NEW BEDFORD — To the left of the desk in the vast lobby of Greater New Bedford Regional Vocational Technical High School, is a SkillsUSA national winners board that is fast filling up.

This June, 19 Voc-Tech students participated in 11 competitions at the 52nd SkillsUSA National Leadership and Skills Conference in Louisville, Kentucky and placed seventh or above.

They became a part of the Massachusetts delegation that won 52 medals, the third highest in the nation for high school and post-secondary achievement and first in the nation for the most high school medals, according to a news release.

Activities ranged from extempore speaking and community service to building robots.

“It’s really awe-inspiring to see we have the best in the nation in one of our schools,” said Lori Russell-Pelsue, administrative skills instructor and SkillsUSA chapter adviser at the North End high school. “It’s a wonderful thing and it gives them a lot of confidence.”

SkillsUSA is a national organization that works with students, teachers and industry to improve the quality of America’s skilled workforce through a structured program of citizenship, leadership and professional skills training, according to the website.

State officer elect Madisyn Bozarth, 16, of New Bedford said she joined SkillsUSA in her freshman year. A junior in the media technology program, she said she was exploring the IT and childcare shops when both those teachers suggested she join and compete in the freshman competition.

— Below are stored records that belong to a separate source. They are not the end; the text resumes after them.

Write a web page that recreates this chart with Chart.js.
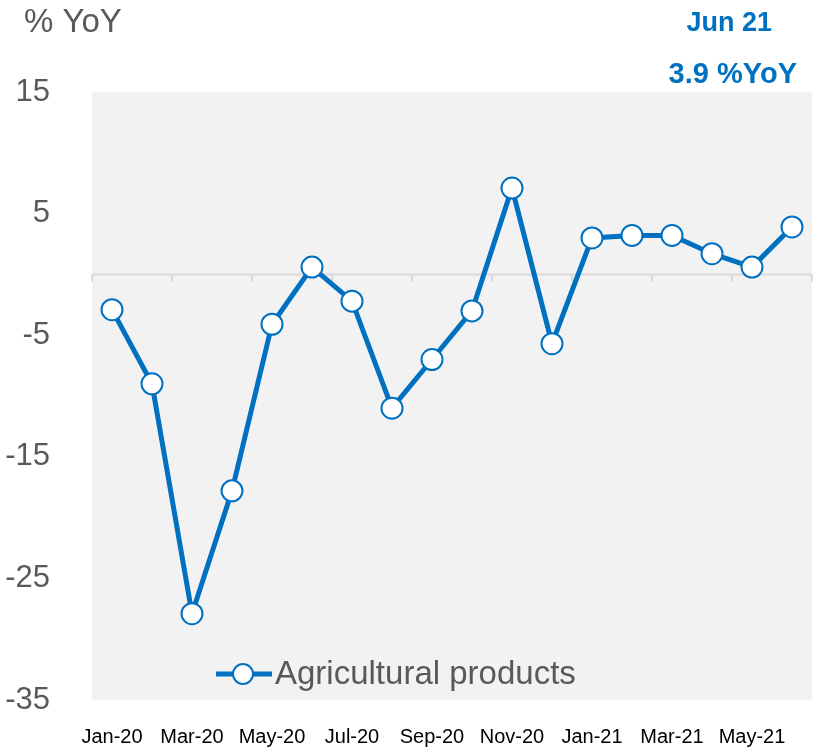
<!DOCTYPE html>
<html><head><meta charset="utf-8">
<script src="https://cdn.jsdelivr.net/npm/chart.js@4/dist/chart.umd.min.js"></script>
<style>html,body{margin:0;padding:0;background:#fff}#wrap{width:814px;height:747px;position:relative}</style>
</head><body><div id="wrap"><canvas id="c" width="814" height="747"></canvas></div>
<script>
const categories = ["Jan-20","Feb-20","Mar-20","Apr-20","May-20","Jun-20","Jul-20","Aug-20","Sep-20","Oct-20","Nov-20","Dec-20","Jan-21","Feb-21","Mar-21","Apr-21","May-21","Jun-21"];
const agriValues = [-2.9,-9.0,-27.9,-17.8,-4.1,0.6,-2.2,-11.0,-7.0,-3.0,7.1,-5.7,3.0,3.2,3.2,1.7,0.6,3.9];
const seriesName = "Agricultural products";
const yTicks = [15,5,-5,-15,-25,-35];
const axisTitle = "% YoY";
const noteDate = "Jun 21";
const noteValue = "3.9 %YoY";

const BLUE = "#0070C0", GREY = "#595959";
const F = "'Liberation Sans', Arial, Helvetica, sans-serif";

const deco = {
  id: "deco",
  beforeDraw(chart) {
    const {ctx, chartArea: a, scales} = chart;
    ctx.save();
    ctx.fillStyle = "#f2f2f2";
    ctx.fillRect(a.left, a.top, a.right - a.left, a.bottom - a.top);
    const y0 = scales.y.getPixelForValue(0);
    ctx.strokeStyle = "#d9d9d9";
    ctx.lineWidth = 2;
    ctx.beginPath();
    ctx.moveTo(a.left, y0); ctx.lineTo(a.right, y0);
    const n = categories.length;
    const step = (a.right - a.left) / n;
    for (let i = 0; i <= n; i += 2) {
      const x = a.left + i * step;
      ctx.moveTo(x, y0); ctx.lineTo(x, y0 + 7);
    }
    ctx.stroke();
    ctx.restore();
  },
  afterDraw(chart) {
    const {ctx} = chart;
    ctx.save();
    ctx.fillStyle = GREY;
    ctx.font = "33px " + F;
    ctx.textBaseline = "middle";
    ctx.textAlign = "left";
    ctx.fillText(axisTitle, 24, 23);
    ctx.fillStyle = BLUE;
    ctx.textAlign = "right";
    ctx.font = "bold 27px " + F;
    ctx.fillText(noteDate, 772, 24);
    ctx.font = "bold 29px " + F;
    ctx.fillText(noteValue, 797, 75);
    // legend
    const ly = 674;
    ctx.strokeStyle = BLUE; ctx.lineWidth = 5;
    ctx.beginPath(); ctx.moveTo(216, ly); ctx.lineTo(272, ly); ctx.stroke();
    ctx.beginPath(); ctx.arc(243, ly, 10, 0, Math.PI * 2);
    ctx.fillStyle = "#fff"; ctx.fill();
    ctx.lineWidth = 2; ctx.stroke();
    ctx.fillStyle = GREY;
    ctx.font = "33px " + F;
    ctx.textAlign = "left";
    ctx.fillText(seriesName, 275, ly + 1);
    ctx.restore();
  }
};

new Chart(document.getElementById("c"), {
  type: "line",
  data: {
    labels: categories,
    datasets: [{
      label: seriesName,
      data: agriValues,
      borderColor: BLUE,
      borderWidth: 5,
      pointRadius: 10.5,
      pointBorderWidth: 2,
      pointBackgroundColor: "#fff",
      pointBorderColor: BLUE,
      tension: 0
    }]
  },
  options: {
    responsive: false,
    animation: false,
    layout: {padding: {top: 92, right: 2, left: 0, bottom: 0}},
    plugins: {legend: {display: false}, tooltip: {enabled: false}},
    scales: {
      x: {
        offset: true,
        grid: {display: false, drawTicks: false},
        border: {display: false},
        ticks: {
          autoSkip: false, maxRotation: 0, padding: 25,
          color: "#000", font: {family: F, size: 20},
          callback: (v, i) => i % 2 === 0 ? categories[i] : ""
        },
        afterFit(s) { s.height = 47; s.paddingLeft = 0; s.paddingRight = 0; }
      },
      y: {
        min: -35, max: 15,
        afterBuildTicks(s) { s.ticks = yTicks.map(v => ({value: v})); },
        grid: {display: false, drawTicks: false},
        border: {display: false},
        ticks: {padding: 42, color: GREY, font: {family: F, size: 31}},
        afterFit(s) { s.width = 92; s.paddingTop = 0; s.paddingBottom = 0; s.paddingLeft = 0; s.paddingRight = 0; }
      }
    }
  },
  plugins: [deco, {
    id: "fixArea",
    afterLayout(chart) {
      // keep plot region flush to the right edge like the reference
      const a = chart.chartArea;
      const x = chart.scales.x;
      const target = chart.width - 2;
      if (a.right !== target) {
        a.right = target; a.width = a.right - a.left;
        x.right = target; x.width = x.right - x.left;
        x.configure && x.configure();
      }
    }
  }]
});
</script></body></html>
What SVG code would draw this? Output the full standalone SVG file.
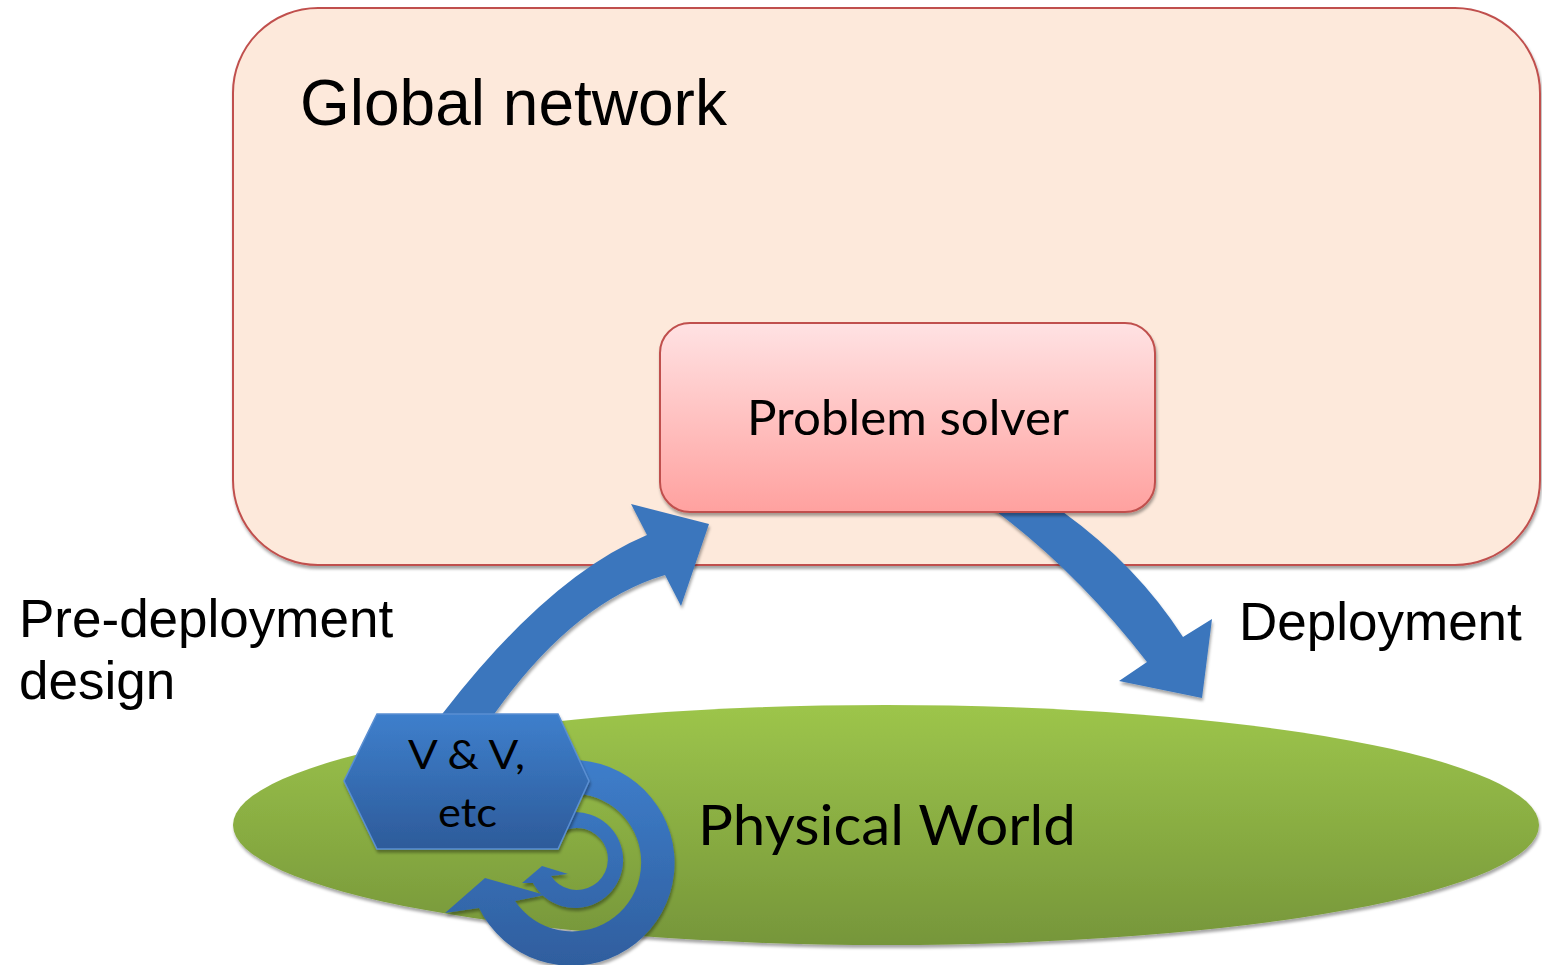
<svg xmlns="http://www.w3.org/2000/svg" width="1542" height="965" viewBox="0 0 1542 965">
<style>
.arial{font-family:"Liberation Sans",Arial,sans-serif;fill:#000}
.cal{font-family:Lato,"Open Sans",sans-serif;fill:#000}
.blue{fill:#3B76BD}
</style>
<defs>
<filter id="sh" x="-10%" y="-10%" width="120%" height="125%">
<feGaussianBlur in="SourceAlpha" stdDeviation="1.5"/>
<feOffset dx="1" dy="3" result="b"/>
<feFlood flood-color="#000" flood-opacity="0.35"/>
<feComposite in2="b" operator="in"/>
<feMerge><feMergeNode/><feMergeNode in="SourceGraphic"/></feMerge>
</filter>
<linearGradient id="gPS" x1="0" y1="0" x2="0" y2="1">
<stop offset="0" stop-color="#FFE2E3"/>
<stop offset="1" stop-color="#FFA19F"/>
</linearGradient>
<linearGradient id="gPW" x1="0" y1="0" x2="0" y2="1">
<stop offset="0" stop-color="#9DC54B"/>
<stop offset="1" stop-color="#76963A"/>
</linearGradient>
<linearGradient id="gHex" x1="0" y1="0" x2="0" y2="1">
<stop offset="0" stop-color="#3E7FCC"/>
<stop offset="1" stop-color="#2D5B9A"/>
</linearGradient>
<linearGradient id="gSp" gradientUnits="userSpaceOnUse" x1="0" y1="758" x2="0" y2="966">
<stop offset="0" stop-color="#3E7ECB"/>
<stop offset="1" stop-color="#2F5E9E"/>
</linearGradient>
</defs>

<g id="global-network">
<rect x="233" y="8" width="1307" height="557" rx="85" ry="85" fill="#FDE9DB" stroke="#C0504D" stroke-width="2" filter="url(#sh)"/>
<text class="arial" x="300" y="125" font-size="64">Global network</text>
</g>

<g id="physical-world">
<ellipse cx="886" cy="825" rx="653" ry="120" fill="url(#gPW)" filter="url(#sh)"/>
<text class="cal" x="698" y="845" font-size="56" textLength="378" lengthAdjust="spacingAndGlyphs">Physical World</text>
</g>

<g id="connectors">
<path id="pre-deployment-arrow" class="blue" filter="url(#sh)" d="M434,726 L443,713 Q549,576 647,535 L631,504 L709,524 L681,606 L665,575 Q574,602 495,713 L486.5,726 Z"/>
<path id="deployment-arrow" class="blue" filter="url(#sh)" d="M981,500 L997,512 Q1078,573 1147,662 L1119,681 L1202,698 L1212,619 L1183,637 Q1137,565.5 1063,512 L1046,500 Z"/>
<g id="vv-loop" filter="url(#sh)">
<path fill="url(#gSp)" d="M521.5,772.8 A103,103 0 1 1 479,908 L445,913 L485,878 L545,895 L515,901 A69,69 0 1 0 538.5,802.2 Z"/>
<path fill="url(#gSp)" d="M554.7,816.5 A48,48 0 1 1 533,883 L522,883 L542,866 L568,874 L551,876 A31,31 0 1 0 561.9,831.9 Z"/>
</g>
<text class="arial" x="19" y="637" font-size="53">Pre-deployment</text>
<text class="arial" x="19" y="699" font-size="53">design</text>
<text class="arial" x="1239" y="640" font-size="53">Deployment</text>
</g>

<g id="problem-solver">
<rect x="660" y="323" width="495" height="189" rx="30" ry="30" fill="url(#gPS)" stroke="#C0504D" stroke-width="2" filter="url(#sh)"/>
<text class="cal" x="747" y="435" font-size="49" textLength="322" lengthAdjust="spacingAndGlyphs">Problem solver</text>
</g>

<g id="vv-etc">
<polygon points="377,714 558,714 589,781 558,849 377,849 344,781" fill="url(#gHex)" stroke="#5A8FD2" stroke-width="1.5" filter="url(#sh)"/>
<text class="cal" x="408" y="769" font-size="41" textLength="117" lengthAdjust="spacingAndGlyphs">V &amp; V,</text>
<text class="cal" x="438" y="827" font-size="41" textLength="59" lengthAdjust="spacingAndGlyphs">etc</text>
</g>
</svg>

Although she was initially reluctant, “I ended up joining and winning bronze that year,” she said in an email.

“Joining SkillsUSA has been one of the best decisions that I have made in high school,” she said. “SkillsUSA has made me an amazing leader in school and out in the real world. It has given me more confidence to be able to speak with people one on one or in a room full of people, and it has truly made me a better person by giving me so many personal skills and volunteering opportunities.”

Voc-Tech has participated in the organization for more than two decades but it wasn’t until recently that students there began to compete for the regional and national titles.

It begins with a test in shop classes and the top three advance to compete at the district level. Shop teachers work with participating students and winners who advance to the state and national levels after a series of competitions. They also attend a leadership conference in March.

This February, 139 Voc-Tech students competed in 45 different career and technical areas. Gold and silver medalists and some leadership students, 82 in all, then competed in 41 different areas at the state level in April. The gold medal winners at the state level represented the school at the national competition in Kentucky.

The experience has many benefits beside the personal growth many students cite; it makes for stronger college applications and even leads to jobs. Even those who participate at the school level are better prepared in leadership and understand responsibility and accountability, said Meghan Lacasse, English teacher and SkillsUSA chapter co-adviser.

Corey Teves, 19, from Fairhaven, who joined SkillsUSA as a freshman, served as the president for the state organization last year representing more than 34,000 students across Massachusetts.

“These experiences helped me with my interviews for college, applications and managing my time,” he said.

He graduated this year from the legal and protective services shop, was fifth in his class and currently attends Roger Williams University.

“It’s just an incredible experience for our students that we are happy to be a part of,” said Robert Watt, vocational principal at Voc-Tech.